Financial transactions identified
Put record keeping systems in place
- Set up and operate a bookkeeping system that includes the following books or journals:
- Sales: used to record all invoices relating to sales
- Purchases: used to record all invoices relating to purchases
- Cash Transactions: used to record all cash payments and receipts
- Returns: used to record all credit notes given to customers for goods returned
- General: used to record all other transactions (e.g. purchase of fixed assets)
- Record keeping system set up
Identify paid and unpaid items
For each of the books or journals, set up two separate files. One file should be used to store the paid items and the other to store the unpaid items. Partially paid items should be processed as follows:
- Record the amount paid along with the date in the appropriate book or journal
- Keep a copy in the unpaid file
- Put a second copy with the amount and date clearly marked into the paid file
- When final payment is made, record the amount and date and mark the item paid in full
- At this point, remove the duplicate copy from the unpaid file
- Paid and unpaid items identified
Set up a procedure for recording entries
Information should be recorded methodically and at set times. Ideally this should be daily; however, depending on the volume of transactions, you may adopt a weekly or monthly cycle. It is advisable to update your cashbook daily. If your business processes predominantly cash transactions, you should retain all supporting documentation, such as cash register rolls, and store them securely.
- Recording entry timing cycle established
Set up an internal reference system
Give all invoices, both incoming and outgoing, a reference number. Record both the transaction details and the reference number in the appropriate journal or book. When payment is made, the amount and date should also be recorded in the relevant journal or book.

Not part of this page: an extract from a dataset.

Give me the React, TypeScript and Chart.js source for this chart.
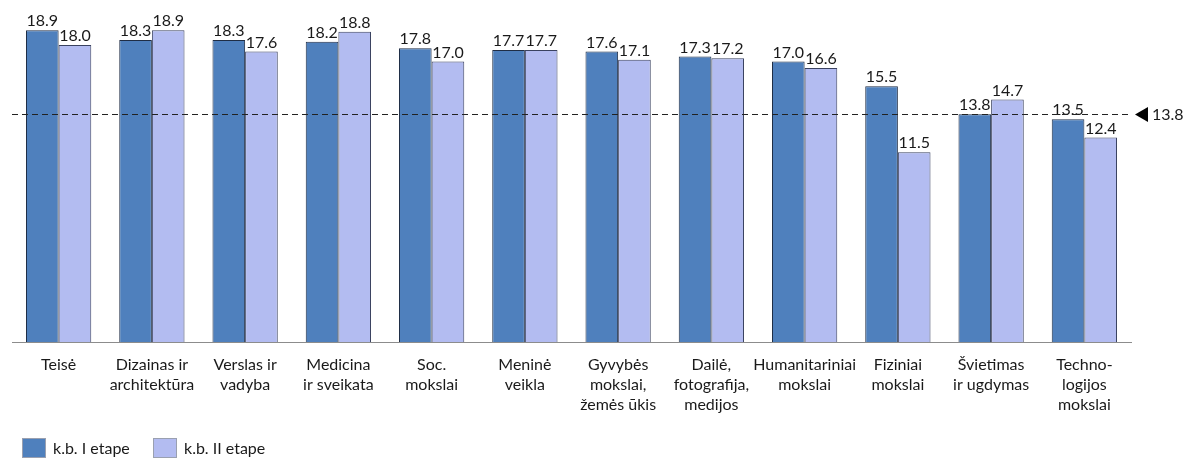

- Internal reference system set up
Establish procedures for recording miscellaneous transactions
Enter all personal expenses into the relevant journal or book. Also keep a separate personal copy. Identify any non-sales income and enter it into the cashbook. Examples of this type of income include:
- Money coming into the business as a loan or grant
- Money from the proceeds of a sale of a business asset other than stock (e.g. building and equipment)
- System for recording miscellaneous transactions defined
Monitor record keeping systems
Set up and operate a check and balance system to monitor the recording of financial information. Check for the following:
- An invoice is issued for every transaction
- A receipt is requested and obtained for every purchase
- A receipt for any cash purchases clearly shows what it was for. If it doesn’t state the item on the receipt, write it on
- If no receipt is available for a transaction then the date, amount and the item must be recorded immediately
- Monitoring system set up for record keeping
Carry out frequent reconciliations
Once a month, reconcile the petty cash against the receipts and, if necessary, top up the balance to the fixed amount that you want on hand. Reconcile bank statements against your cashbook and paid invoices. This will enable you to check that all payments have reached your account. Remember to account for amounts that have been paid but not yet cleared. Check your bank statement to see if payments by standing order or direct debit have been processed. They should appear on your statement. When you have checked them, enter the amount and date into the cashbook so that your books balance.
- Reconciliation procedures defined
To help you spend more time focusing on your business and not your accounting, keep the recording of financial transactions simple by using an accounting software solution to manage your cash flow, cost containment, invoicing and billing.